Retype the whole listing, please, keeping every line exact and dropping the pictures.

Data lines:
%%
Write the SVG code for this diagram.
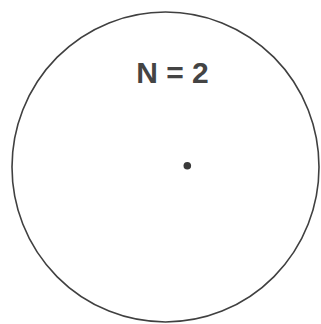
<svg xmlns="http://www.w3.org/2000/svg" width="321" height="324" viewBox="0 0 321 324">
<style>
.outline{fill:none;stroke:#404040;stroke-width:1.6}
.label{font-family:"Liberation Sans",Arial,sans-serif;font-weight:bold;font-size:30px;fill:#444}
</style>
<rect width="321" height="324" fill="#fff"/>
<g id="circle">
<ellipse class="outline" cx="165.5" cy="167" rx="153.5" ry="155"/>
</g>
<g id="label">
<text class="label" x="172.5" y="83" text-anchor="middle">N = 2</text>
</g>
<g id="dot">
<circle cx="187.3" cy="165.7" r="3.8" fill="#3a3a3a"/>
</g>
</svg>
%%
Answer to this problem:
Write the SVG code for this diagram.
<svg xmlns="http://www.w3.org/2000/svg" width="321" height="324" viewBox="0 0 321 324">
<style>
.outline{fill:none;stroke:#404040;stroke-width:1.6}
.label{font-family:"Liberation Sans",Arial,sans-serif;font-weight:bold;font-size:30px;fill:#444}
</style>
<rect width="321" height="324" fill="#fff"/>
<g id="circle">
<ellipse class="outline" cx="165.5" cy="167" rx="153.5" ry="155"/>
</g>
<g id="label">
<text class="label" x="172.5" y="83" text-anchor="middle">N = 2</text>
</g>
<g id="dot">
<circle cx="187.3" cy="165.7" r="3.8" fill="#3a3a3a"/>
</g>
</svg>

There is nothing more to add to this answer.